# What is expected
Repeat exactly the lines running from the first line of the data to the line containing "import seaborn as sns", both ends included, and nothing else; drop the pictures.

# Material
+===+
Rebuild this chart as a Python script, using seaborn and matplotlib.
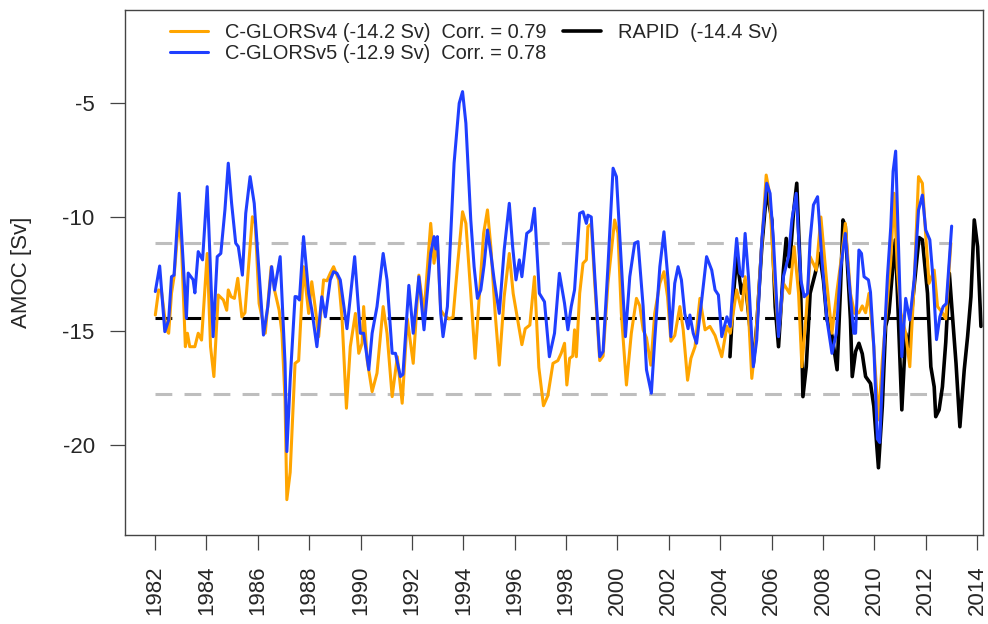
import numpy as np
import pandas as pd
import matplotlib
matplotlib.use("Agg")
import matplotlib.pyplot as plt
import seaborn as sns

# ---------------- data ----------------
t_v5 = [1982.01, 1982.18, 1982.38, 1982.53, 1982.64, 1982.74, 1982.94, 1983.22, 1983.29, 1983.48,
        1983.55, 1983.68, 1983.85, 1984.03, 1984.26, 1984.42, 1984.56, 1984.72, 1984.85, 1984.98,
        1985.14, 1985.24, 1985.40, 1985.53, 1985.70, 1985.86, 1986.02, 1986.22, 1986.39, 1986.54,
        1986.65, 1986.87, 1987.06, 1987.13, 1987.26, 1987.45, 1987.52, 1987.62, 1987.78, 1987.98,
        1988.10, 1988.30, 1988.49, 1988.63, 1988.82, 1988.95, 1989.08, 1989.21, 1989.47, 1989.77,
        1989.99, 1990.12, 1990.32, 1990.45, 1990.64, 1990.88, 1991.03, 1991.23, 1991.36, 1991.55,
        1991.65, 1991.88, 1992.05, 1992.27, 1992.47, 1992.73, 1992.86, 1992.93, 1992.99, 1993.12,
        1993.21, 1993.38, 1993.64, 1993.84, 1993.97, 1994.10, 1994.29, 1994.42, 1994.55, 1994.68,
        1994.81, 1994.94, 1995.07, 1995.20, 1995.40, 1995.59, 1995.79, 1995.92, 1996.05, 1996.18,
        1996.28, 1996.47, 1996.64, 1996.77, 1996.96, 1997.16, 1997.35, 1997.55, 1997.74, 1997.94,
        1998.07, 1998.20, 1998.33, 1998.53, 1998.66, 1998.79, 1998.85, 1998.98, 1999.11, 1999.31,
        1999.44, 1999.63, 1999.83, 1999.96, 2000.15, 2000.31, 2000.48, 2000.67, 2000.80, 2001.00,
        2001.13, 2001.32, 2001.45, 2001.65, 2001.81, 2001.97, 2002.08, 2002.23, 2002.36, 2002.49,
        2002.62, 2002.75, 2002.82, 2002.95, 2003.08, 2003.28, 2003.47, 2003.67, 2003.80, 2003.93,
        2004.06, 2004.26, 2004.39, 2004.51, 2004.64, 2004.77, 2004.87, 2004.97, 2005.10, 2005.29,
        2005.42, 2005.62, 2005.81, 2005.94, 2006.07, 2006.27, 2006.46, 2006.66, 2006.79, 2006.96,
        2007.14, 2007.27, 2007.40, 2007.50, 2007.63, 2007.79, 2007.96, 2008.15, 2008.35, 2008.52,
        2008.68, 2008.87, 2009.07, 2009.20, 2009.27, 2009.40, 2009.50, 2009.60, 2009.77, 2009.85,
        2009.98, 2010.12, 2010.21, 2010.31, 2010.51, 2010.64, 2010.73, 2010.83, 2010.94, 2011.07,
        2011.22, 2011.38, 2011.55, 2011.72, 2011.87, 2012.00, 2012.16, 2012.29, 2012.42, 2012.55,
        2012.68, 2012.80, 2012.92, 2013.01]
v5 = [-13.27, -12.15, -15.03, -14.52, -12.62, -12.55, -8.96, -14.44, -12.46, -12.75,
      -13.33, -11.52, -11.88, -8.67, -15.25, -11.74, -11.60, -9.69, -7.64, -9.40,
      -11.15, -11.30, -12.55, -9.84, -8.23, -9.40, -11.99, -15.18, -13.93, -12.18,
      -13.20, -11.74, -16.42, -20.29, -17.16, -13.49, -13.50, -13.64, -10.86, -13.35,
      -14.06, -15.69, -13.50, -14.38, -12.76, -12.40, -12.47, -12.76, -14.90, -11.74,
      -15.10, -15.10, -16.70, -15.10, -13.93, -11.60, -12.76, -15.98, -15.98, -17.00,
      -16.90, -13.00, -15.10, -12.62, -14.95, -11.60, -10.86, -11.40, -10.86, -14.23,
      -15.25, -13.93, -7.64, -5.01, -4.50, -5.89, -10.13, -12.18, -13.57, -13.20,
      -12.10, -10.57, -11.60, -12.76, -14.23, -11.45, -9.40, -11.30, -12.76, -11.88,
      -12.62, -10.72, -10.57, -9.62, -13.35, -13.72, -16.13, -15.10, -12.47, -13.79,
      -14.95, -13.93, -13.20, -9.84, -9.77, -10.28, -9.92, -10.00, -12.47, -16.13,
      -15.90, -12.18, -7.86, -8.23, -12.03, -15.25, -12.62, -11.15, -11.08, -13.93,
      -16.70, -17.73, -15.40, -12.18, -10.65, -12.76, -15.25, -12.91, -12.18, -12.76,
      -14.23, -14.90, -14.30, -15.10, -15.54, -13.64, -11.74, -12.33, -13.20, -13.42,
      -15.25, -14.38, -14.80, -12.76, -10.94, -12.47, -12.60, -10.72, -12.62, -16.57,
      -15.40, -11.00, -8.52, -8.96, -11.00, -15.25, -12.62, -11.74, -10.13, -8.96,
      -12.76, -13.50, -13.35, -11.00, -9.47, -9.11, -11.88, -14.47, -15.98, -15.10,
      -12.33, -10.72, -13.50, -15.10, -15.10, -11.45, -11.60, -12.62, -12.76, -13.30,
      -15.69, -19.74, -19.89, -17.10, -12.62, -10.43, -8.00, -7.11, -11.30, -16.13,
      -13.57, -14.52, -12.76, -9.70, -9.04, -10.57, -11.00, -12.76, -15.38, -14.38,
      -13.93, -13.80, -11.88, -10.40]

t_v4 = [1982.01, 1982.14, 1982.25, 1982.44, 1982.53, 1982.64, 1982.74, 1982.92, 1983.03, 1983.18,
        1983.26, 1983.35, 1983.55, 1983.68, 1983.81, 1984.03, 1984.16, 1984.29, 1984.46, 1984.66,
        1984.79, 1984.85, 1984.96, 1985.09, 1985.22, 1985.38, 1985.50, 1985.64, 1985.79, 1985.90,
        1986.05, 1986.29, 1986.52, 1986.65, 1986.83, 1986.94, 1987.06, 1987.13, 1987.26, 1987.45,
        1987.59, 1987.78, 1987.98, 1988.10, 1988.23, 1988.37, 1988.56, 1988.69, 1988.82, 1988.95,
        1989.15, 1989.28, 1989.45, 1989.60, 1989.80, 1989.93, 1990.06, 1990.12, 1990.26, 1990.45,
        1990.64, 1990.88, 1991.03, 1991.23, 1991.43, 1991.62, 1991.82, 1992.05, 1992.27, 1992.47,
        1992.73, 1992.86, 1992.99, 1993.12, 1993.25, 1993.44, 1993.60, 1993.77, 1993.97, 1994.10,
        1994.29, 1994.46, 1994.62, 1994.79, 1994.94, 1995.07, 1995.24, 1995.40, 1995.59, 1995.79,
        1995.94, 1996.11, 1996.28, 1996.41, 1996.59, 1996.77, 1996.94, 1997.12, 1997.29, 1997.49,
        1997.68, 1997.81, 1997.94, 1998.03, 1998.14, 1998.26, 1998.33, 1998.40, 1998.53, 1998.66,
        1998.79, 1998.85, 1998.98, 1999.11, 1999.31, 1999.44, 1999.63, 1999.89, 2000.02, 2000.15,
        2000.35, 2000.54, 2000.74, 2000.87, 2001.00, 2001.13, 2001.30, 2001.45, 2001.65, 2001.81,
        2001.95, 2002.08, 2002.23, 2002.43, 2002.56, 2002.73, 2002.86, 2003.02, 2003.21, 2003.41,
        2003.60, 2003.80, 2004.06, 2004.26, 2004.39, 2004.51, 2004.64, 2004.83, 2004.97, 2005.10,
        2005.23, 2005.36, 2005.56, 2005.79, 2005.92, 2006.07, 2006.27, 2006.46, 2006.70, 2006.88,
        2007.05, 2007.18, 2007.35, 2007.50, 2007.74, 2007.92, 2008.15, 2008.35, 2008.55, 2008.74,
        2008.87, 2009.07, 2009.23, 2009.40, 2009.53, 2009.66, 2009.79, 2009.98, 2010.16, 2010.31,
        2010.51, 2010.64, 2010.77, 2010.90, 2011.03, 2011.22, 2011.38, 2011.55, 2011.72, 2011.87,
        2012.00, 2012.13, 2012.33, 2012.46, 2012.65, 2012.78, 2012.98]
v4 = [-14.30, -13.20, -13.27, -14.95, -15.10, -13.35, -12.62, -10.13, -11.30, -15.69,
      -15.10, -15.69, -15.69, -15.10, -15.40, -11.60, -15.69, -17.00, -13.42, -13.64,
      -14.09, -13.20, -13.50, -13.57, -12.69, -14.38, -14.20, -12.18, -9.99, -10.28,
      -13.79, -15.10, -12.18, -13.20, -14.09, -15.10, -18.03, -22.40, -21.20, -16.42,
      -16.30, -12.18, -14.23, -12.84, -13.93, -15.25, -12.76, -12.80, -12.47, -12.18,
      -12.76, -14.47, -18.39, -15.69, -14.23, -15.98, -15.54, -13.93, -16.30, -17.66,
      -16.85, -13.93, -15.10, -17.88, -16.13, -18.17, -14.47, -16.42, -12.55, -14.23,
      -10.28, -12.03, -11.00, -14.09, -14.30, -14.47, -14.40, -12.18, -9.77, -10.28,
      -13.35, -16.20, -13.50, -10.72, -9.69, -11.30, -14.23, -16.50, -13.50, -11.60,
      -13.35, -14.47, -15.60, -14.90, -14.74, -12.62, -16.60, -18.28, -17.84, -16.42,
      -16.30, -15.98, -15.54, -17.37, -16.20, -16.10, -14.95, -16.13, -13.35, -12.03,
      -11.88, -10.43, -10.30, -12.80, -16.30, -16.10, -12.91, -10.13, -10.70, -14.20,
      -17.37, -15.10, -13.57, -13.90, -14.95, -15.30, -16.50, -14.23, -12.91, -12.40,
      -13.50, -15.45, -15.20, -13.93, -14.95, -17.16, -16.20, -15.69, -13.57, -14.95,
      -14.80, -15.20, -16.13, -14.80, -15.10, -14.20, -13.20, -14.09, -12.62, -14.20,
      -17.08, -15.70, -12.18, -8.16, -8.96, -12.18, -15.10, -12.91, -13.35, -11.30,
      -13.35, -16.57, -14.23, -11.74, -12.33, -10.00, -12.91, -15.10, -13.20, -11.60,
      -10.28, -13.35, -14.23, -14.20, -13.90, -14.20, -13.35, -15.69, -18.90, -16.30,
      -13.64, -11.90, -8.96, -12.40, -14.20, -15.10, -16.57, -12.91, -8.23, -8.52,
      -10.80, -12.91, -12.33, -13.93, -14.20, -14.47, -11.15]

t_rapid = [2004.38, 2004.51, 2004.64, 2004.83, 2004.97, 2005.10, 2005.29, 2005.42, 2005.62, 2005.81,
           2006.01, 2006.14, 2006.27, 2006.46, 2006.57, 2006.70, 2006.85, 2006.98, 2007.12, 2007.22,
           2007.35, 2007.50, 2007.70, 2007.87, 2008.02, 2008.15, 2008.35, 2008.55, 2008.68, 2008.78,
           2008.87, 2009.07, 2009.14, 2009.27, 2009.40, 2009.53, 2009.66, 2009.85, 2009.98, 2010.16,
           2010.31, 2010.44, 2010.57, 2010.70, 2010.82, 2011.07, 2011.22, 2011.35, 2011.50, 2011.74,
           2011.87, 2012.07, 2012.20, 2012.33, 2012.39, 2012.52, 2012.65, 2012.78, 2012.92, 2013.05,
           2013.18, 2013.33, 2013.50, 2013.63, 2013.76, 2013.89, 2014.02, 2014.15]
v_rapid = [-16.13, -13.50, -11.74, -13.35, -12.80, -14.20, -16.42, -14.80, -11.30, -8.82,
           -10.13, -13.93, -15.69, -12.33, -10.94, -12.18, -9.84, -8.52, -12.47, -17.88,
           -16.57, -13.35, -12.47, -11.60, -12.80, -14.47, -15.20, -16.70, -13.20, -10.13,
           -10.40, -14.50, -17.00, -15.90, -15.54, -16.00, -17.00, -17.30, -18.30, -21.00,
           -18.30, -14.80, -14.20, -12.47, -11.00, -18.46, -15.10, -15.70, -13.60, -10.90,
           -11.00, -13.35, -16.57, -17.45, -18.76, -18.46, -17.45, -15.50, -12.47, -14.47,
           -16.42, -19.20, -16.70, -15.25, -13.50, -10.13, -11.30, -14.80]

ref_mean = -14.45
ref_band = [-11.15, -17.76]

labels = ["C-GLORSv4 (-14.2 Sv)  Corr. = 0.79",
          "C-GLORSv5 (-12.9 Sv)  Corr. = 0.78",
          "RAPID  (-14.4 Sv)"]
year_ticks = list(range(1982, 2015, 2))
amoc_ticks = [-20, -15, -10, -5]

# ---------------- figure ----------------
sns.set_style("white")
plt.rcParams['font.family'] = ['Liberation Sans', 'DejaVu Sans']

fig = plt.figure(figsize=(9.88, 6.24), dpi=100)
ax = fig.add_axes([125/988, 1 - 535/624, (983 - 125)/988, (535 - 10)/624])

c_v4 = "#FFA500"
c_v5 = "#1F3FFF"

x0, x1 = t_v4[0], t_v4[-1]
dash = (5.5, 4.0)
for yb in ref_band:
    ax.plot([x0, x1], [yb, yb], color="#BEBEBE", lw=2.2, dashes=dash, zorder=1)
ax.plot([x0, x1], [ref_mean, ref_mean], color="black", lw=2.2, dashes=dash, zorder=1)

df4 = pd.DataFrame({"t": t_v4, "v": v4})
df5 = pd.DataFrame({"t": t_v5, "v": v5})
dfr = pd.DataFrame({"t": t_rapid, "v": v_rapid})

sns.lineplot(data=dfr, x="t", y="v", ax=ax, color="black", lw=2.6, estimator=None,
             sort=False, label=labels[2], zorder=2)
sns.lineplot(data=df4, x="t", y="v", ax=ax, color=c_v4, lw=1.7, estimator=None,
             sort=False, label=labels[0], zorder=3)
sns.lineplot(data=df5, x="t", y="v", ax=ax, color=c_v5, lw=1.7, estimator=None,
             sort=False, label=labels[1], zorder=4)

ax.set_xlim(1980.83, 2014.23)
ax.set_ylim(-23.95, -0.92)

ax.set_xticks(year_ticks)
ax.set_xticklabels([str(y) for y in year_ticks], rotation=90, fontsize=16)
ax.set_yticks(amoc_ticks)
ax.set_yticklabels([str(v) for v in amoc_ticks], fontsize=16)
ax.tick_params(axis="both", which="both", direction="out", length=10.8, width=0.9,
               color="#444444", pad=11, left=True, bottom=True)
ax.set_xlabel("")
ax.set_ylabel("AMOC [Sv]", fontsize=16)
ax.yaxis.set_label_coords(-0.108, 0.5)

for s in ax.spines.values():
    s.set_visible(True)
    s.set_color("#444444")
    s.set_linewidth(1.0)

h, l = ax.get_legend_handles_labels()
order = [labels.index(x) for x in labels]
hd = dict(zip(l, h))
handles = [hd[labels[0]], hd[labels[1]], hd[labels[2]]]
for hh in handles:
    hh.set_linewidth(2.2 if hh.get_color() != "black" else 2.6)
ax.legend(handles, labels, ncol=2, frameon=False, fontsize=14.4,
          loc="upper left", bbox_to_anchor=(0.052, 0.975), borderaxespad=0, borderpad=0,
          handlelength=1.9, handletextpad=0.85, columnspacing=0.85, labelspacing=0.1)

fig.savefig("out.png", dpi=100)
+===+
# Problem solution
Rebuild this chart as a Python script, using seaborn and matplotlib.
import numpy as np
import pandas as pd
import matplotlib
matplotlib.use("Agg")
import matplotlib.pyplot as plt
import seaborn as sns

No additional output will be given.